EXERCISE:
Pictures excluded, return the lines below from the first through the line holding "const binWidth = 0.75;".

PROVIDED DATA:
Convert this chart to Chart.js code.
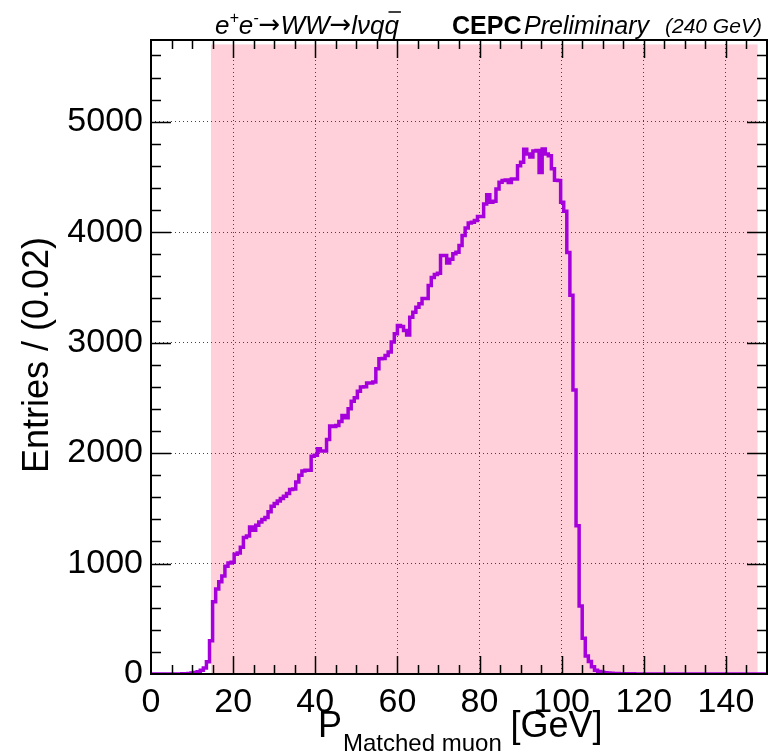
<!DOCTYPE html>
<html>
<head>
<meta charset="utf-8">
<script src="https://cdn.jsdelivr.net/npm/chart.js@4.4.0/dist/chart.umd.min.js"></script>
<style>
  html, body { margin: 0; padding: 0; background: #fff; }
  #wrap { width: 771px; height: 756px; }
</style>
</head>
<body>
<div id="wrap"><canvas id="histCanvas" width="771" height="756"></canvas></div>
<script>
  // Histogram binning (GeV)
  const xMin = 0;
  const xMax = 150;
  const binWidth = 0.75;

  // Entries per 0.75 GeV bin
  const entries = [
    0, 0, 0, 0, 0, 0, 0, 0, 0, 0,
    1, 2, 3, 5, 8, 13, 20, 35, 55, 110,
    300, 654, 770, 835, 888, 975, 1005, 1012, 1085, 1095,
    1148, 1235, 1250, 1332, 1302, 1347, 1377, 1398, 1416, 1468,
    1519, 1543, 1567, 1588, 1609, 1634, 1670, 1676, 1739, 1799,
    1839, 1845, 1845, 1971, 1980, 2040, 2019, 2019, 2122, 2245,
    2240, 2250, 2285, 2340, 2320, 2402, 2470, 2500, 2560, 2598,
    2600, 2634, 2634, 2643, 2764, 2854, 2856, 2884, 2915, 3005,
    3080, 3156, 3147, 3110, 3070, 3231, 3276, 3321, 3352, 3400,
    3400, 3517, 3590, 3617, 3629, 3789, 3789, 3720, 3755, 3804,
    3819, 3879, 3970, 4039, 4084, 4090, 4105, 4141, 4141, 4256,
    4340, 4270, 4280, 4391, 4452, 4467, 4473, 4450, 4482, 4482,
    4602, 4633, 4750, 4708, 4680, 4735, 4740, 4540, 4753, 4708,
    4693, 4575, 4470, 4467, 4271, 4190, 3815, 3430, 2572, 1343,
    615, 324, 162, 113, 65, 35, 22, 15, 11, 8,
    6, 5, 4, 3, 3, 2, 2, 2, 1, 1,
    1, 1, 1, 1, 1, 1, 1, 1, 0, 0,
    0, 0, 0, 0, 0, 0, 0, 0, 0, 0,
    0, 0, 0, 0, 0, 0, 0, 0, 0, 0,
    0, 0, 0, 0, 0, 0, 0, 0, 0, 0
  ];

  // Axis ranges and ticks
  const yMax = 5740;
  const xTickLabels = [0, 20, 40, 60, 80, 100, 120, 140];
  const yTickLabels = [0, 1000, 2000, 3000, 4000, 5000];
  const xMinorStep = 5;
  const yMinorStep = 200;

  // Shaded selection window
  const bandRange = [14.6, 147.7];
  const bandTop = 5700;

  const fontFamily = '"Liberation Sans", Arial, Helvetica, sans-serif';

  // histogram outline points (left bin edges, plus closing edge)
  const histPoints = entries.map((v, i) => ({ x: xMin + i * binWidth, y: v }));
  histPoints.push({ x: xMax, y: entries[entries.length - 1] });

  // pink band, drawn before the grid so the dotted lines stay on top
  const bandPlugin = {
    id: "band",
    beforeDraw(chart) {
      const { ctx, scales: { x, y } } = chart;
      ctx.save();
      ctx.fillStyle = "#fff";
      ctx.fillRect(0, 0, chart.width, chart.height);
      const x0 = x.getPixelForValue(bandRange[0]);
      const x1 = x.getPixelForValue(bandRange[1]);
      const yTop = y.getPixelForValue(bandTop);
      const yBot = y.getPixelForValue(0);
      ctx.fillStyle = "#ffd0d9";
      ctx.fillRect(x0, yTop, x1 - x0, yBot - yTop);
      ctx.restore();
    }
  };

  // ROOT style frame, inward ticks and texts
  const framePlugin = {
    id: "frame",
    afterDraw(chart) {
      const { ctx, chartArea: a, scales: { x, y } } = chart;
      ctx.save();
      ctx.strokeStyle = "#000";
      ctx.lineWidth = 1.5;
      ctx.beginPath();
      for (let v = xMin + xMinorStep; v < xMax; v += xMinorStep) {
        const len = xTickLabels.includes(v) ? 18 : 9;
        const px = Math.round(x.getPixelForValue(v)) + 0.5;
        ctx.moveTo(px, a.bottom); ctx.lineTo(px, a.bottom - len);
        ctx.moveTo(px, a.top); ctx.lineTo(px, a.top + len);
      }
      for (let v = yMinorStep; v < yMax; v += yMinorStep) {
        const len = yTickLabels.includes(v) ? 20 : 10;
        const py = Math.round(y.getPixelForValue(v)) + 0.5;
        ctx.moveTo(a.left, py); ctx.lineTo(a.left + len, py);
        ctx.moveTo(a.right, py); ctx.lineTo(a.right - len, py);
      }
      ctx.stroke();

      ctx.lineWidth = 2;
      ctx.strokeRect(a.left, a.top, a.right - a.left, a.bottom - a.top);

      // axis titles
      ctx.fillStyle = "#000";
      ctx.save();
      ctx.translate(38, 355);
      ctx.rotate(-Math.PI / 2);
      ctx.font = "36px " + fontFamily;
      ctx.textAlign = "center";
      ctx.textBaseline = "middle";
      ctx.fillText("Entries / (0.02)", 0, 0);
      ctx.restore();

      ctx.textAlign = "left";
      ctx.textBaseline = "alphabetic";
      let tx = 318;
      ctx.font = "36px " + fontFamily;
      ctx.fillText("P", tx, 737);
      tx += ctx.measureText("P").width + 1;
      ctx.font = "24px " + fontFamily;
      ctx.fillText("Matched muon", tx, 751);
      tx += ctx.measureText("Matched muon ").width + 2;
      ctx.font = "36px " + fontFamily;
      ctx.fillText("[GeV]", tx, 737);

      // header line
      const base = 34;
      tx = 215;
      const it = "italic 26px " + fontFamily;
      const arrow = "26px \"DejaVu Sans\", sans-serif";
      const sup = "italic 16px " + fontFamily;
      const put = (txt, font, dy) => {
        ctx.font = font;
        ctx.fillText(txt, tx, base + (dy || 0));
        tx += ctx.measureText(txt).width;
      };
      put("e", it);
      put("+", sup, -11);
      put("e", it);
      put("-", sup, -11);
      put("\u2192", arrow, -1);
      put("WW", it);
      put("\u2192", arrow, -1);
      put("l\u03bdq", it);
      ctx.font = it;
      const qw = ctx.measureText("q").width;
      ctx.lineWidth = 1.5;
      ctx.beginPath();
      ctx.moveTo(tx + 4, base - 22); ctx.lineTo(tx + qw + 2, base - 22);
      ctx.stroke();
      put("q", it);

      ctx.font = "bold 25px " + fontFamily;
      ctx.fillText("CEPC", 452, base);
      ctx.font = "italic 25px " + fontFamily;
      ctx.fillText("Preliminary", 524, base);
      ctx.font = "italic 21px " + fontFamily;
      ctx.fillText("(240 GeV)", 665, base - 1);
      ctx.restore();
    }
  };

  const histCanvas = document.getElementById("histCanvas");

  const histChart = new Chart(histCanvas, {
    type: "line",
    data: {
      datasets: [{
        label: "Matched muon",
        data: histPoints,
        stepped: "after",
        borderColor: "#a500dc",
        borderWidth: 3.5,
        pointRadius: 0,
        fill: false
      }]
    },
    options: {
      responsive: false,
      animation: false,
      layout: { padding: { top: 40, right: 4, left: 0, bottom: 0 } },
      plugins: { legend: { display: false }, tooltip: { enabled: false } },
      scales: {
        x: {
          type: "linear",
          min: xMin,
          max: xMax,
          afterFit: s => { s.height = 82; },
          afterBuildTicks: s => { s.ticks = xTickLabels.map(v => ({ value: v })); },
          grid: { color: "#444", lineWidth: 1, drawTicks: false },
          border: { display: false, dash: [1, 3] },
          ticks: {
            autoSkip: false,
            padding: 8,
            color: "#000",
            font: { family: fontFamily, size: 34 },
            maxRotation: 0,
            callback: v => String(v)
          }
        },
        y: {
          min: 0,
          max: yMax,
          afterFit: s => { s.width = 151; },
          afterBuildTicks: s => { s.ticks = yTickLabels.map(v => ({ value: v })); },
          grid: { color: "#444", lineWidth: 1, drawTicks: false },
          border: { display: false, dash: [1, 3] },
          ticks: {
            autoSkip: false,
            padding: 8,
            color: "#000",
            font: { family: fontFamily, size: 34 },
            callback: v => String(v)
          }
        }
      }
    },
    plugins: [bandPlugin, framePlugin]
  });
</script>
</body>
</html>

FULL OUTPUT:
Convert this chart to Chart.js code.
<!DOCTYPE html>
<html>
<head>
<meta charset="utf-8">
<script src="https://cdn.jsdelivr.net/npm/chart.js@4.4.0/dist/chart.umd.min.js"></script>
<style>
  html, body { margin: 0; padding: 0; background: #fff; }
  #wrap { width: 771px; height: 756px; }
</style>
</head>
<body>
<div id="wrap"><canvas id="histCanvas" width="771" height="756"></canvas></div>
<script>
  // Histogram binning (GeV)
  const xMin = 0;
  const xMax = 150;
  const binWidth = 0.75;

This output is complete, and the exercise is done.